Hayden’s next cause became the Vietnam War. After its escalation in 1965, Hayden became increasingly devoted to ending the war. During December 1965, he visited North Vietnam, which increased government suspicion of him and the New Left in general as communist sympathizers. Indeed, Hayden openly admired the North Vietnamese and championed their cause. In 1967, Hayden returned from a second trip to North Vietnam having secured the release of three American prisoners of war.
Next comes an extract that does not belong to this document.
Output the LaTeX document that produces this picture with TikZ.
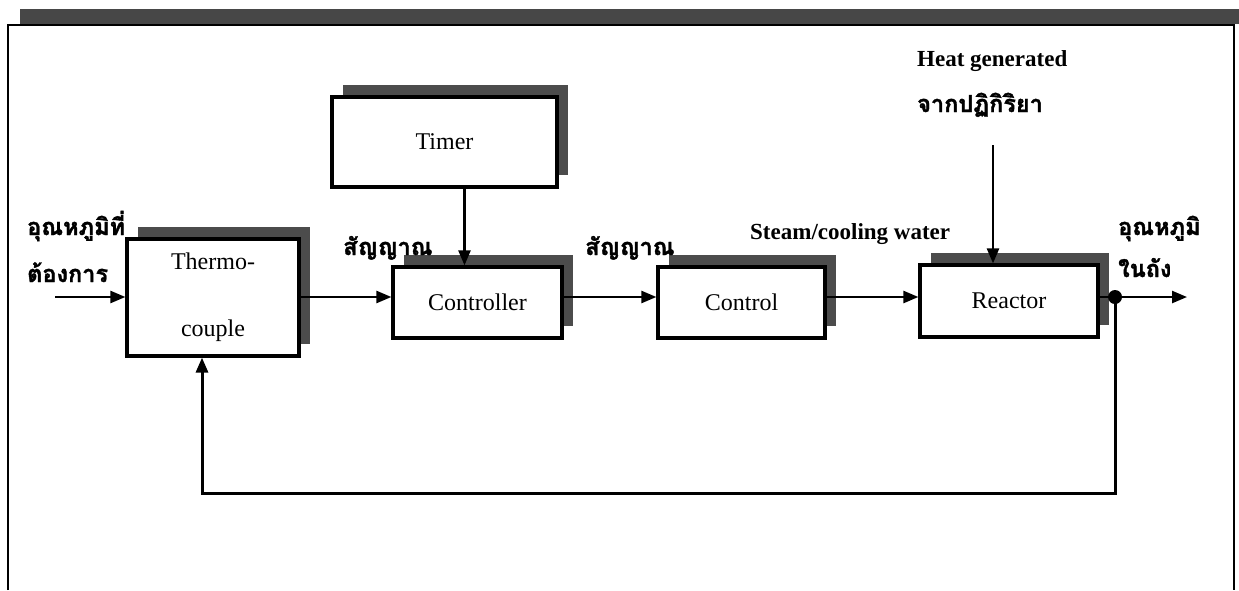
\documentclass[tikz,border=0pt]{standalone}
\usepackage{fontspec}
\setmainfont{Liberation Serif}
\newfontfamily\thai[Script=Thai, BoldFeatures={FakeBold=1.5}]{Loma}
\usetikzlibrary{arrows.meta,shadows}
\begin{document}
\begin{tikzpicture}[x=1pt,y=-1pt,
  box/.style={draw, line width=3.2pt, fill=white, inner sep=0pt, align=center,
    font=\fontsize{24}{30}\selectfont,
    drop shadow={shadow xshift=11pt, shadow yshift=12pt, fill=black!70, opacity=1}},
  conn/.style={line width=2.4pt, -{Triangle[length=15pt,width=12pt]}},
  lbl/.style={inner sep=0pt, font=\bfseries\fontsize{23}{28}\selectfont},
  thl/.style={inner sep=0pt, font=\thai\bfseries\fontsize{23.5}{28}\selectfont},
]
\useasboundingbox (0,0) rectangle (1239,590);
% frame
\fill[black!72] (20,9) rectangle (1239,24);
\draw[line width=2.6pt] (8,590) -- (8,25) -- (1234,25) -- (1234,590);

% boxes
\node[box, minimum width=225pt, minimum height=90pt] (tm) at (444.5,142) {Timer};
\node[box, minimum width=172pt, minimum height=117pt] (th) at (213,297.5) {Thermo-\\[37pt]couple};
\node[box, minimum width=169pt, minimum height=71pt] (ct) at (477.5,302.5) {Controller};
\node[box, minimum width=167pt, minimum height=71pt] (cl) at (741.5,302.5) {Control};
\node[box, minimum width=178pt, minimum height=72pt] (re) at (1009,301) {Reactor};

% points
\coordinate (ly) at (0,297);
\coordinate (in) at (55,297);
\node[circle, fill, inner sep=0pt, minimum size=14pt] (jn) at (1115,297) {};
\coordinate (out) at (1187,297);
\coordinate (fb) at (202,493);
\coordinate (ht) at (993,145);

% connectors
\draw[conn] (in) -- (in -| th.west);
\draw[conn] (th.east |- ly) -- (ct.west |- ly);
\draw[conn] (ct.east |- ly) -- (cl.west |- ly);
\draw[conn] (cl.east |- ly) -- (re.west |- ly);
\draw[line width=2.4pt] (re.east |- ly) -- (jn);
\draw[conn] (jn) -- (out);
\draw[conn, line width=3pt] (jn.center) |- (fb) -- (fb |- th.south);
\draw[conn] ([xshift=20pt]tm.south) -- ([xshift=20pt]tm.south |- ct.north);
\draw[conn] (ht) -- (ht |- re.north);

% labels
\node[thl, anchor=base west] (l1) at (27,235) {อุณหภูมิที่};
\node[thl, anchor=base west] (l2) at (27,282) {ต้องการ};
\node[thl, anchor=base west] (s1) at (343,255) {สัญญาณ};
\node[thl, anchor=base west] (s2) at (585,255) {สัญญาณ};
\node[lbl, anchor=base west] (st) at (750,239) {Steam/cooling water};
\node[lbl, anchor=base west] (hg) at (917,66) {Heat generated};
\node[thl, anchor=base west] (hj) at (917,112) {จากปฏิกิริยา};
\node[thl, anchor=base west] (o1) at (1118,235) {อุณหภูมิ};
\node[thl, anchor=base west] (o2) at (1118,277) {ในถัง};
\end{tikzpicture}
\end{document}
By 1968, the seemingly endless war had frustrated the New Left. While pondering more confrontational tactics to end the war, Hayden participated in the Columbia University student strike of April 1968. Later that year, Hayden went to Chicago, Illinois, to organize the National Mobilization Committee’s demonstrations at the Democratic National Convention (DNC). The demonstrations were intended to challenge the government’s insistence on continuing the Vietnam War in the face of widespread public disapproval. Specific plans were vague, but the demonstrators intended to increase antagonism toward the government, reflecting the movement’s growing disillusionment with nonviolent tactics.
Violence erupted outside the DNC as Chicago police and national guardsmen, under orders of Mayor Richard Daley, indiscriminately beat demonstrators, reporters, and bystanders. Antiwar activists were initially blamed for what was later acknowledged to be a police riot. As one of the main organizers, Hayden was charged with conspiracy to create a public disturbance and tried as one of the Chicago Seven in 1969. After a sensational trial, Hayden was found guilty of inciting violence and sentenced to jail for contempt of court. In 1972, these verdicts were overturned on appeal.
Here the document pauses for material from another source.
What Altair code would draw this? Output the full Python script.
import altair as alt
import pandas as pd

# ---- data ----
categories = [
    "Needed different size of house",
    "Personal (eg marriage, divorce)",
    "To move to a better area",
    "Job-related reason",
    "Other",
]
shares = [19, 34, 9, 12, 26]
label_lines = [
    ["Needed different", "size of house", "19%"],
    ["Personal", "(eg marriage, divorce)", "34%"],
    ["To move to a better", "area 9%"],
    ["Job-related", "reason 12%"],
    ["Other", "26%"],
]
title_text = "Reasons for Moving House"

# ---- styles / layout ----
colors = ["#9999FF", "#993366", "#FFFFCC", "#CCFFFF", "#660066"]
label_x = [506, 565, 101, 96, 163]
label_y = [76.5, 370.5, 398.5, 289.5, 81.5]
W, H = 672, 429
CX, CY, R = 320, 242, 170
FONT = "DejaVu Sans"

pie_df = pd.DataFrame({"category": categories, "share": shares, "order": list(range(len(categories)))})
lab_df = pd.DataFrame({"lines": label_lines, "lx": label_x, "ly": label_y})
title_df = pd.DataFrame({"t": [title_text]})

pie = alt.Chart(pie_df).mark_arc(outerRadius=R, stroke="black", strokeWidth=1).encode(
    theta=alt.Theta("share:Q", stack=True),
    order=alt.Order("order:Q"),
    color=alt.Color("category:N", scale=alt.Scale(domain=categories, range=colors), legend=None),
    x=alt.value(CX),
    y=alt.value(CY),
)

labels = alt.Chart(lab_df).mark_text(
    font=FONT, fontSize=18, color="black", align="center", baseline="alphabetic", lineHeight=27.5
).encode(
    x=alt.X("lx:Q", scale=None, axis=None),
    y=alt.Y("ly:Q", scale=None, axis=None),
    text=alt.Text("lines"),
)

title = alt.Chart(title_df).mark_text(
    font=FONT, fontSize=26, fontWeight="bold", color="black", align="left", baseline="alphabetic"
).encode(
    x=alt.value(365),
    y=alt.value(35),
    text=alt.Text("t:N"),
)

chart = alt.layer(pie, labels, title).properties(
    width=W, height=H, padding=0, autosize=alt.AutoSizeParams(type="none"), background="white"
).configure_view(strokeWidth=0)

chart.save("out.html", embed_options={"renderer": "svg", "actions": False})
After the havoc of Chicago, the New Left disintegrated. Some activists became more extreme and violent while others, including Hayden, withdrew from the movement. Hayden relocated to Oakland, California, in 1969 where, after participating in the People’s Park demonstrations in Berkeley, he joined a commune. Members later voted to expel Hayden because of his dominant personality and he moved to Venice, California.
By 1972, Hayden had returned to the cause of ending the Vietnam War. With Jane Fonda, an actress who opposed the war and had angered many with her own trip to North Vietnam, Hayden organized the Indochina Peace Campaign (IPC), which successfully lobbied Congress to cut funding for the war.
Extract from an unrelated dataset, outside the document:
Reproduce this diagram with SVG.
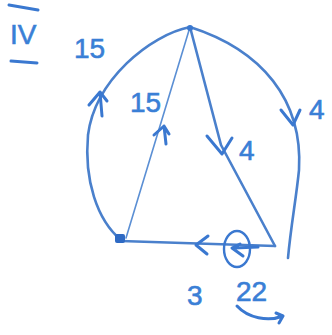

Inspired by the IPC’s success, Hayden entered California politics in an attempt to move 1960s values into mainstream politics. After losing his bid for election to the Senate in 1976, Hayden formed the Campaign for an Economic Democracy, which mirrored his goals for the ERAP in Newark. In 1982, supported by the funding of Fonda, who was now his wife, and her Hollywood connections, Hayden won election to the California State Assembly from Santa Monica, and he served there until he won election to the State Senate in 1992. Hayden continues to confront attacks on his radical past while, in his political work, he focuses on ecological concerns and the threat of large corporations to the lower classes.
Further reading: Tom Hayden, Reunion: A Memoir (New York: Random House, 1988); James Miller, Democracy Is in the Streets: From Port Huron to the Siege of Chicago (New York: Simon & Schuster, 1987).